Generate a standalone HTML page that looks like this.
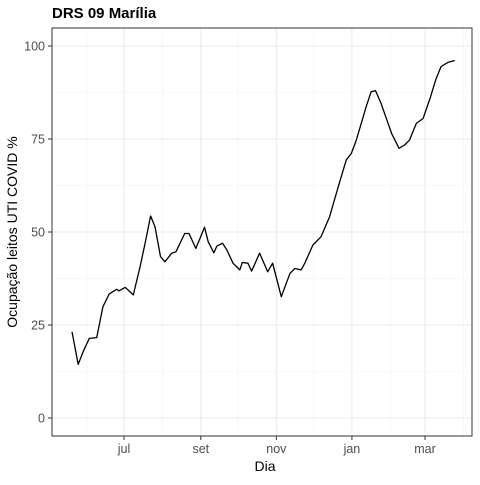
<!DOCTYPE html>
<html><head><meta charset="utf-8"><style>
body{margin:0;background:#fff;}
svg text{font-family:"Liberation Sans",sans-serif;}
</style></head><body>
<svg id="chart" width="480" height="480">
<text x="52" y="18" font-size="15" font-weight="bold" fill="#000">DRS 09 Marília</text>
<text x="265" y="471" font-size="14" text-anchor="middle" fill="#000">Dia</text>
<text transform="translate(17,232) rotate(-90)" font-size="14" text-anchor="middle" fill="#000">Ocupação leitos UTI COVID %</text>
<g id="grid"></g><g id="ticks"></g><path id="line" fill="none" stroke="#000" stroke-width="1.3" stroke-linejoin="round"></path>
<rect x="52" y="28" width="420" height="408" fill="none" stroke="#333" stroke-width="1"></rect>
</svg>
<script>
// days since 1 Jul 2020
const days=[-42,-37,-33,-28,-22,-17,-12,-6,-4,1,7.5,13,17,21.5,25,29.5,33,38.5,42,49,52.5,58,61,65,68,72.5,75,79.5,83,88,93.5,95.5,100,103,109.5,116,120,127,134,138,143,146,152.5,159,166,173,179.5,183.5,187.5,195.5,199.5,203,207.5,216,222,226.5,230.5,236,241.5,247,252,256,261.5,267];
const values=[23.2,14.4,17.8,21.4,21.6,29.9,33.3,34.6,34.2,35.1,33.1,40.7,47.0,54.3,51.4,43.4,42.0,44.3,44.7,49.6,49.6,45.6,48.0,51.3,47.4,44.4,46.2,47.0,45.2,41.6,39.8,41.8,41.6,39.5,44.3,39.3,41.6,32.6,38.9,40.2,39.8,41.6,46.5,48.7,54.1,62.2,69.4,71.1,74.7,83.7,87.7,88.0,84.6,76.5,72.5,73.4,74.7,79.2,80.5,85.9,91.2,94.5,95.6,96.1];
const yTicks=[0,25,50,75,100];
const yMinor=[12.5,37.5,62.5,87.5];
const xTickDays=[0,62,123,184,243];
const xTickLabels=["jul","set","nov","jan","mar"];
const xMinorDays=[-30,31,92,153,215,274];
const X=d=>124+d*(301/243);
const Y=v=>418-v*3.72;
const NS="http://www.w3.org/2000/svg";
const grid=document.getElementById('grid'),ticks=document.getElementById('ticks');
function ln(x1,y1,x2,y2,c,w,p){const l=document.createElementNS(NS,'line');l.setAttribute('x1',x1);l.setAttribute('y1',y1);l.setAttribute('x2',x2);l.setAttribute('y2',y2);l.setAttribute('stroke',c);l.setAttribute('stroke-width',w);p.appendChild(l);return l;}
function tx(x,y,s,a,p){const t=document.createElementNS(NS,'text');t.setAttribute('x',x);t.setAttribute('y',y);t.setAttribute('font-size','12.5');t.setAttribute('fill','#4d4d4d');t.setAttribute('text-anchor',a);t.textContent=s;p.appendChild(t);return t;}
yMinor.forEach(v=>{const l=ln(52,Y(v),472,Y(v),'#f2f2f2',0.6,grid);

});
xMinorDays.forEach(d=>{if(X(d)>52&&X(d)<472){const l=ln(X(d),28,X(d),436,'#f2f2f2',0.6,grid);

}});
yTicks.forEach(v=>{const l=ln(52,Y(v),472,Y(v),'#ebebeb',1.1,grid);


const k=ln(48,Y(v),52,Y(v),'#333',1,ticks);


const t=tx(45,Y(v)+4.5,String(v),'end',ticks);

});
xTickDays.forEach((d,i)=>{const l=ln(X(d),28,X(d),436,'#ebebeb',1.1,grid);


const k=ln(X(d),436,X(d),440,'#333',1,ticks);


const t=tx(X(d),453,xTickLabels[i],'middle',ticks);

});
document.getElementById('line').setAttribute('d',days.map((d,i)=>(i?'L':'M')+X(d).toFixed(1)+','+Y(values[i]).toFixed(1)).join(''));
</script>
</body></html>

------------

Quote everything in the listing above exactly; pictures are the only thing to omit.

Generate a standalone HTML page that looks like this.
<!DOCTYPE html>
<html><head><meta charset="utf-8"><style>
body{margin:0;background:#fff;}
svg text{font-family:"Liberation Sans",sans-serif;}
</style></head><body>
<svg id="chart" width="480" height="480">
<text x="52" y="18" font-size="15" font-weight="bold" fill="#000">DRS 09 Marília</text>
<text x="265" y="471" font-size="14" text-anchor="middle" fill="#000">Dia</text>
<text transform="translate(17,232) rotate(-90)" font-size="14" text-anchor="middle" fill="#000">Ocupação leitos UTI COVID %</text>
<g id="grid"></g><g id="ticks"></g><path id="line" fill="none" stroke="#000" stroke-width="1.3" stroke-linejoin="round"></path>
<rect x="52" y="28" width="420" height="408" fill="none" stroke="#333" stroke-width="1"></rect>
</svg>
<script>
// days since 1 Jul 2020
const days=[-42,-37,-33,-28,-22,-17,-12,-6,-4,1,7.5,13,17,21.5,25,29.5,33,38.5,42,49,52.5,58,61,65,68,72.5,75,79.5,83,88,93.5,95.5,100,103,109.5,116,120,127,134,138,143,146,152.5,159,166,173,179.5,183.5,187.5,195.5,199.5,203,207.5,216,222,226.5,230.5,236,241.5,247,252,256,261.5,267];
const values=[23.2,14.4,17.8,21.4,21.6,29.9,33.3,34.6,34.2,35.1,33.1,40.7,47.0,54.3,51.4,43.4,42.0,44.3,44.7,49.6,49.6,45.6,48.0,51.3,47.4,44.4,46.2,47.0,45.2,41.6,39.8,41.8,41.6,39.5,44.3,39.3,41.6,32.6,38.9,40.2,39.8,41.6,46.5,48.7,54.1,62.2,69.4,71.1,74.7,83.7,87.7,88.0,84.6,76.5,72.5,73.4,74.7,79.2,80.5,85.9,91.2,94.5,95.6,96.1];
const yTicks=[0,25,50,75,100];
const yMinor=[12.5,37.5,62.5,87.5];
const xTickDays=[0,62,123,184,243];
const xTickLabels=["jul","set","nov","jan","mar"];
const xMinorDays=[-30,31,92,153,215,274];
const X=d=>124+d*(301/243);
const Y=v=>418-v*3.72;
const NS="http://www.w3.org/2000/svg";
const grid=document.getElementById('grid'),ticks=document.getElementById('ticks');
function ln(x1,y1,x2,y2,c,w,p){const l=document.createElementNS(NS,'line');l.setAttribute('x1',x1);l.setAttribute('y1',y1);l.setAttribute('x2',x2);l.setAttribute('y2',y2);l.setAttribute('stroke',c);l.setAttribute('stroke-width',w);p.appendChild(l);return l;}
function tx(x,y,s,a,p){const t=document.createElementNS(NS,'text');t.setAttribute('x',x);t.setAttribute('y',y);t.setAttribute('font-size','12.5');t.setAttribute('fill','#4d4d4d');t.setAttribute('text-anchor',a);t.textContent=s;p.appendChild(t);return t;}
yMinor.forEach(v=>{const l=ln(52,Y(v),472,Y(v),'#f2f2f2',0.6,grid);

});
xMinorDays.forEach(d=>{if(X(d)>52&&X(d)<472){const l=ln(X(d),28,X(d),436,'#f2f2f2',0.6,grid);

}});
yTicks.forEach(v=>{const l=ln(52,Y(v),472,Y(v),'#ebebeb',1.1,grid);


const k=ln(48,Y(v),52,Y(v),'#333',1,ticks);


const t=tx(45,Y(v)+4.5,String(v),'end',ticks);

});
xTickDays.forEach((d,i)=>{const l=ln(X(d),28,X(d),436,'#ebebeb',1.1,grid);


const k=ln(X(d),436,X(d),440,'#333',1,ticks);


const t=tx(X(d),453,xTickLabels[i],'middle',ticks);

});
document.getElementById('line').setAttribute('d',days.map((d,i)=>(i?'L':'M')+X(d).toFixed(1)+','+Y(values[i]).toFixed(1)).join(''));
</script>
</body></html>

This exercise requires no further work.